■ **Written exercise**
Among the entries that follow, locate the line with "Convert this chart" and the line with "const yMax = 2.5263;". Output those lines and all lines in between, exactly, minus the pictures.

■ **Available records**

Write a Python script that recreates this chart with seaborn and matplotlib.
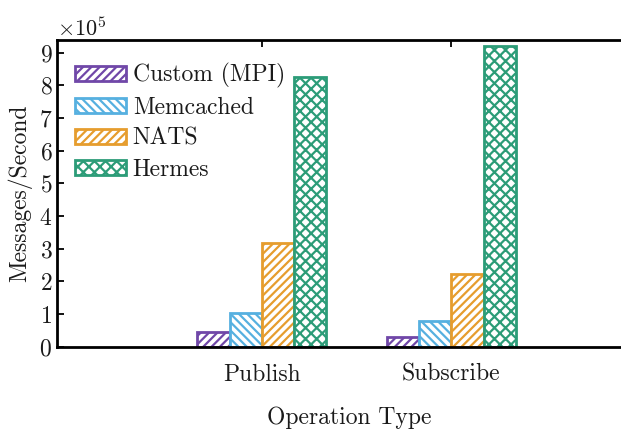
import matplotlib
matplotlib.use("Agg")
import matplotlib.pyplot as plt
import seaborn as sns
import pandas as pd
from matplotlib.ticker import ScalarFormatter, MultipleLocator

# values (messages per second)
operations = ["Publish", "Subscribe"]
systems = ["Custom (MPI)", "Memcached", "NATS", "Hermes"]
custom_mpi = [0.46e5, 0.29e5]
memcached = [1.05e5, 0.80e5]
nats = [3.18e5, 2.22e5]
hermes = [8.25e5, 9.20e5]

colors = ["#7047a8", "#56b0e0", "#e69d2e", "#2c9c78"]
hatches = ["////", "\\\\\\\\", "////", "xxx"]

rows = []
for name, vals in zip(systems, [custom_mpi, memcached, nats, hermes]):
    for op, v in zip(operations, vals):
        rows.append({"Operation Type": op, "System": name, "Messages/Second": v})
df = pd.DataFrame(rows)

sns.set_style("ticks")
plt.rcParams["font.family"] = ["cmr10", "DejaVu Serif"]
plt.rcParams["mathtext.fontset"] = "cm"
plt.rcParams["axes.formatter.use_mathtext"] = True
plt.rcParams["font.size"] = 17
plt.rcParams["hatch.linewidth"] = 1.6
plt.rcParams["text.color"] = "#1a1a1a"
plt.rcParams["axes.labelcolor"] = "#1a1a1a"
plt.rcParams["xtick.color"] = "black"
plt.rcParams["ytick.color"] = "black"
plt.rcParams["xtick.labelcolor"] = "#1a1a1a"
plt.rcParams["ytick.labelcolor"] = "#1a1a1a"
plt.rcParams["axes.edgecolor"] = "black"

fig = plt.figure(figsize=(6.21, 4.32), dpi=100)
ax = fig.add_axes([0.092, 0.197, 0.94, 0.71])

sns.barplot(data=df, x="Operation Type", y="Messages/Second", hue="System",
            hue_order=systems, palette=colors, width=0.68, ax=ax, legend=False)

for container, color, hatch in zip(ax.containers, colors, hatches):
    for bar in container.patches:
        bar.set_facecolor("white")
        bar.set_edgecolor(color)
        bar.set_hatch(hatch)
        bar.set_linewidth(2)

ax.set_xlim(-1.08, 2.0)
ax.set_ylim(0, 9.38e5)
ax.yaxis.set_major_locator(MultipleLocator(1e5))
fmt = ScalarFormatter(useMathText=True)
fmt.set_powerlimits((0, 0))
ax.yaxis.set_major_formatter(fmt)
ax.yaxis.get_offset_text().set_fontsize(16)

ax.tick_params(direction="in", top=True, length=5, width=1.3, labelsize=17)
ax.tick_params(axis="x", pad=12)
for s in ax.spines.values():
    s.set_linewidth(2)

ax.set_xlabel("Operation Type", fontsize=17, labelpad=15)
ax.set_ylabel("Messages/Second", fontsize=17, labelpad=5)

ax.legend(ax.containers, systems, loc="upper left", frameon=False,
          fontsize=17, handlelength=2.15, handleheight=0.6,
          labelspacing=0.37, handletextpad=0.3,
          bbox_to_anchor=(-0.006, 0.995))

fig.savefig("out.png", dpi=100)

==

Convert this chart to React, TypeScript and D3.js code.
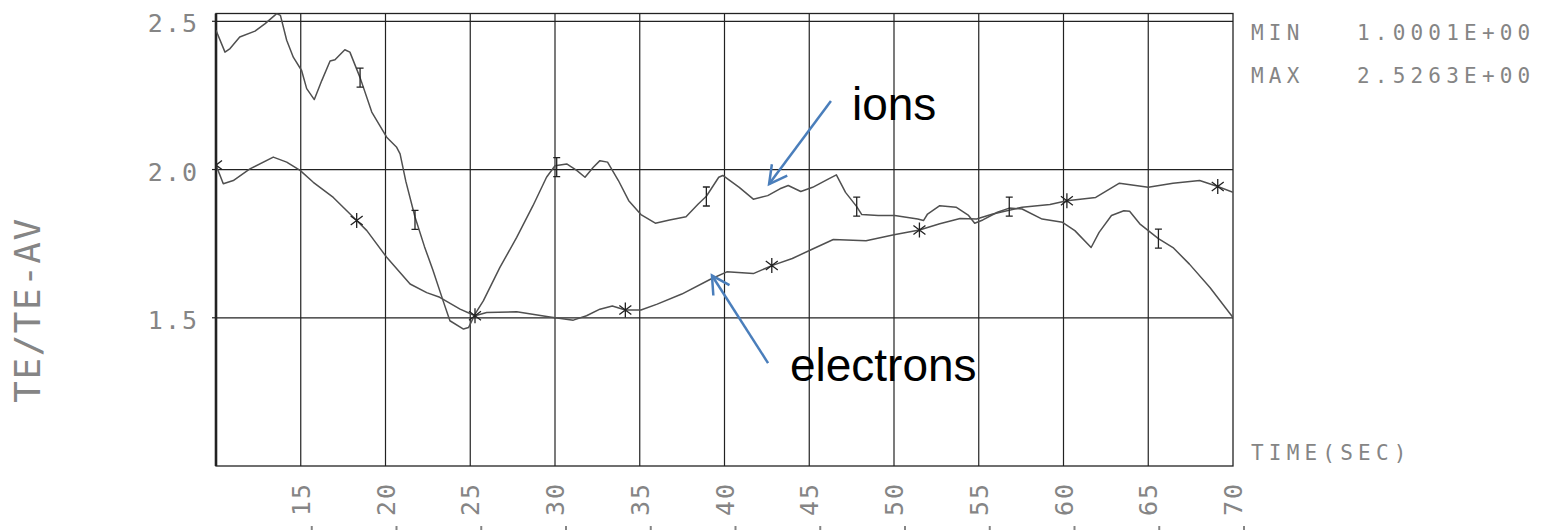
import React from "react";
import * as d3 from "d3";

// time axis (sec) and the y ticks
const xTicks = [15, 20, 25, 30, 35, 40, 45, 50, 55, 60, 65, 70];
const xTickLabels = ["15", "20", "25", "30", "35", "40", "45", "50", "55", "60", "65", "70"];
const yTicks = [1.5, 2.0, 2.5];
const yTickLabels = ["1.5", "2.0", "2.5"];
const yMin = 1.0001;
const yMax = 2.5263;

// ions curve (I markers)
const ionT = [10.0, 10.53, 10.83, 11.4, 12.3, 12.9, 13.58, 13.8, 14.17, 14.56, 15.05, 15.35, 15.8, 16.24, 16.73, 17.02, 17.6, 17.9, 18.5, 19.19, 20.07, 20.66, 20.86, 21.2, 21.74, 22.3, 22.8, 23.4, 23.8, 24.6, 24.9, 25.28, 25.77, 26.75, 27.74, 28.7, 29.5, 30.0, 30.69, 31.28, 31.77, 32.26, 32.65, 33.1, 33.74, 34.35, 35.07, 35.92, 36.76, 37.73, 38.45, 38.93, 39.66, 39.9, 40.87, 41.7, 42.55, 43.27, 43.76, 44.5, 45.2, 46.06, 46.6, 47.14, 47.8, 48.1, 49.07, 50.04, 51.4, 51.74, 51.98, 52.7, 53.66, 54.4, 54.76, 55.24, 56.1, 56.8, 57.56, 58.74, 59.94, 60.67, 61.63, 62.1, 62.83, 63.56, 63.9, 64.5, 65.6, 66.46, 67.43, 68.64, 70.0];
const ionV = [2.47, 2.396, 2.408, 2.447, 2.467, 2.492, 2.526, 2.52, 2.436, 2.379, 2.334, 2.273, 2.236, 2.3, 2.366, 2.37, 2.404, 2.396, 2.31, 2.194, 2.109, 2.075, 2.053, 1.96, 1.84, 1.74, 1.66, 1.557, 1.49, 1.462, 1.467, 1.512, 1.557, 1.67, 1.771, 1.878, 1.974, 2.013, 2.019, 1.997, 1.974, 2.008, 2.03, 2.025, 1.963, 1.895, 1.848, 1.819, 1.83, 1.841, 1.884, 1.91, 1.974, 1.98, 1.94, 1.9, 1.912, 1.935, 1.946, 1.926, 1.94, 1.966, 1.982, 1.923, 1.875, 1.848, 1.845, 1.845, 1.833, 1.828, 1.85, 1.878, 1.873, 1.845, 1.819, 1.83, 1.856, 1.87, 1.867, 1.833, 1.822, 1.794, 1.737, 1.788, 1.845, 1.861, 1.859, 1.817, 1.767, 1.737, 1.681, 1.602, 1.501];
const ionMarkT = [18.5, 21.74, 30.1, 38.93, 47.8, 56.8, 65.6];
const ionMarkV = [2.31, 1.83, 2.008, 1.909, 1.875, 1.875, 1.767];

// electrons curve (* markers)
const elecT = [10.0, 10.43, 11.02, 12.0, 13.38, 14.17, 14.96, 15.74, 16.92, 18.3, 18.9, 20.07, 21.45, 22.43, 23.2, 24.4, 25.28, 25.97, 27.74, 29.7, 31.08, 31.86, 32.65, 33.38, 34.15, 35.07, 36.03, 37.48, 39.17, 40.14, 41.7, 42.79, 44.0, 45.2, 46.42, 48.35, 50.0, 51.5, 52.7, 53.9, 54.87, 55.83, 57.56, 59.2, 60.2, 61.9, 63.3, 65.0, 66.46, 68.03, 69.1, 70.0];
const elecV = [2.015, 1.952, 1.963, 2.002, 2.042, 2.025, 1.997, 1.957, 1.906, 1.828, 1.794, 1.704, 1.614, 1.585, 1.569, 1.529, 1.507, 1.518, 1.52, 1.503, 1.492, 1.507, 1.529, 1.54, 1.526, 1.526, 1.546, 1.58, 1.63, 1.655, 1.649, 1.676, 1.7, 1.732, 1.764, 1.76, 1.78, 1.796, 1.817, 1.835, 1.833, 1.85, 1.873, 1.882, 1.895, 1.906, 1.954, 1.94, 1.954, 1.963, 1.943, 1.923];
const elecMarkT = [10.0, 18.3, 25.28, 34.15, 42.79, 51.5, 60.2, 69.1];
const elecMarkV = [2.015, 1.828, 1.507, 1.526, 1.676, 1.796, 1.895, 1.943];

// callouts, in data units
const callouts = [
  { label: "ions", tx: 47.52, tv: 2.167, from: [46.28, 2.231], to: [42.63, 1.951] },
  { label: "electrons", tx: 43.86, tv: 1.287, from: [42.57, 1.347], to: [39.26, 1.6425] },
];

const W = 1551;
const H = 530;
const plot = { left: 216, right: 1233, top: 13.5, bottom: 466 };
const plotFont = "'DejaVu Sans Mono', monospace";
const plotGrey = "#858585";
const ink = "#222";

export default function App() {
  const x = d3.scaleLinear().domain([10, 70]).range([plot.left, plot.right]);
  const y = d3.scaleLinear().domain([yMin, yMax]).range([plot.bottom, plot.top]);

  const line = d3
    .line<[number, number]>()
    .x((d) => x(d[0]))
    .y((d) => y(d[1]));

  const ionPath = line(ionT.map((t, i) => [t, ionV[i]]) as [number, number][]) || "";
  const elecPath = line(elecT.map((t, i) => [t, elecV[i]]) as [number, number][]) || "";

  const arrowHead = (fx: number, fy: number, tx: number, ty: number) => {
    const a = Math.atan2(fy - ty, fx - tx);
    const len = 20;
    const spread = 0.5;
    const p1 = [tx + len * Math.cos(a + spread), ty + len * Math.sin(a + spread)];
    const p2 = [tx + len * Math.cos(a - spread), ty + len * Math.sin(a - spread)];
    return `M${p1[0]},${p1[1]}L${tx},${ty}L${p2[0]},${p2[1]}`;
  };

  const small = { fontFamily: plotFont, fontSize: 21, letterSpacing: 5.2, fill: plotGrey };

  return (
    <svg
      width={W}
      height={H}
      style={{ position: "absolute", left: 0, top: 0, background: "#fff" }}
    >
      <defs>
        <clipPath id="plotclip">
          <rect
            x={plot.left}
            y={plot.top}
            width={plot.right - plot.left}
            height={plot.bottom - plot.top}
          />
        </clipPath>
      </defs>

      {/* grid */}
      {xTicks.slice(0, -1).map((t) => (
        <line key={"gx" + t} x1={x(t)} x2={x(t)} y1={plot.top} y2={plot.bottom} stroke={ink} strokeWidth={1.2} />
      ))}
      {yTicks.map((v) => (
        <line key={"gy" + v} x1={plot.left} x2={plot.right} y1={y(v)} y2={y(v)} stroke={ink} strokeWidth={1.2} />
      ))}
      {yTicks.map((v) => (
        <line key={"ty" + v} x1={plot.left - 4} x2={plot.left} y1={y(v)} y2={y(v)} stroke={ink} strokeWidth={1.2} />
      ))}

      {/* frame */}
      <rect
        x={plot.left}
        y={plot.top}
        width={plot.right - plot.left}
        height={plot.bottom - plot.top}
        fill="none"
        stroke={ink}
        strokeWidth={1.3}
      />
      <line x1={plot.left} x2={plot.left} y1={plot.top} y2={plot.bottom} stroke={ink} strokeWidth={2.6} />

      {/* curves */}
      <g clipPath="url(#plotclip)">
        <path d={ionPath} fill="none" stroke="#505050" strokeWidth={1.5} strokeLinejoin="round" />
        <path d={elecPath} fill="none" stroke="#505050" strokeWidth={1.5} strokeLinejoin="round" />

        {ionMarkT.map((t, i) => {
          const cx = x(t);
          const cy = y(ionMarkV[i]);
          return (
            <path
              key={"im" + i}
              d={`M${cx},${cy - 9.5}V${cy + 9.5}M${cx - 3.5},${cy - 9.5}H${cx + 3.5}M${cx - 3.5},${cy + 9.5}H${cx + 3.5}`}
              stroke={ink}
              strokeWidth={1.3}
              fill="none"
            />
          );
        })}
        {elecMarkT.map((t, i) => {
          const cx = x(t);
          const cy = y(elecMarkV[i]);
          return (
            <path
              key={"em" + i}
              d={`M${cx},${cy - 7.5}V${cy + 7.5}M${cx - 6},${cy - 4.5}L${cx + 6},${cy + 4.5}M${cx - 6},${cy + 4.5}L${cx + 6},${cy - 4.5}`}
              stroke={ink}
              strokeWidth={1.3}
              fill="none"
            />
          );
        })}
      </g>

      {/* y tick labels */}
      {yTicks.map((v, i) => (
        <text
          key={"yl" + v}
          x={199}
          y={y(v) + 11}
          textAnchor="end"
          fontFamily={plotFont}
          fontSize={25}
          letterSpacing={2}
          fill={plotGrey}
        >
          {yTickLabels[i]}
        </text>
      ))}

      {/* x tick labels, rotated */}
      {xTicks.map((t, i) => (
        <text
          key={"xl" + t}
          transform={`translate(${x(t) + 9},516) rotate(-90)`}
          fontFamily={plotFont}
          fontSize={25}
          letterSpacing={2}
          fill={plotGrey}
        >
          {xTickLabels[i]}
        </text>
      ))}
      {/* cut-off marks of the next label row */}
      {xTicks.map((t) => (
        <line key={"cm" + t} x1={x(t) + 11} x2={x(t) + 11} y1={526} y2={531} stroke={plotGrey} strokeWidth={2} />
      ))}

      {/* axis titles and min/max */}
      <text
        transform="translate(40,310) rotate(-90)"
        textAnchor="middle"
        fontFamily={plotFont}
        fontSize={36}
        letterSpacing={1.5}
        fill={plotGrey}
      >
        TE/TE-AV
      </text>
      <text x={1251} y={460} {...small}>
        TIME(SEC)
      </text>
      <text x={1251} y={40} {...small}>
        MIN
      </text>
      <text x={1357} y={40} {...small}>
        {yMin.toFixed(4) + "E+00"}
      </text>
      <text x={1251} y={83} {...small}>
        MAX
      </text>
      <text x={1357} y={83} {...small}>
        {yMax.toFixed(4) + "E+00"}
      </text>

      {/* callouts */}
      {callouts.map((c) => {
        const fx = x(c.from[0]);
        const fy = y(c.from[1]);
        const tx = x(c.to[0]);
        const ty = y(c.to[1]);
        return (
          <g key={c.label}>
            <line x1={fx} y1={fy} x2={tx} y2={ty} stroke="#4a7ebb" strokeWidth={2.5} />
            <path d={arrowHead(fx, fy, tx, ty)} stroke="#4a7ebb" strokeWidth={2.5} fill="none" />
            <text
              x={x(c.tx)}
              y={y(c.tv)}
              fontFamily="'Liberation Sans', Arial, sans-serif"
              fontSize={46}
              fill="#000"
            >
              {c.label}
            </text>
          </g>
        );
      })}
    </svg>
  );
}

■ **Complete answer**
Convert this chart to React, TypeScript and D3.js code.
import React from "react";
import * as d3 from "d3";

// time axis (sec) and the y ticks
const xTicks = [15, 20, 25, 30, 35, 40, 45, 50, 55, 60, 65, 70];
const xTickLabels = ["15", "20", "25", "30", "35", "40", "45", "50", "55", "60", "65", "70"];
const yTicks = [1.5, 2.0, 2.5];
const yTickLabels = ["1.5", "2.0", "2.5"];
const yMin = 1.0001;
const yMax = 2.5263;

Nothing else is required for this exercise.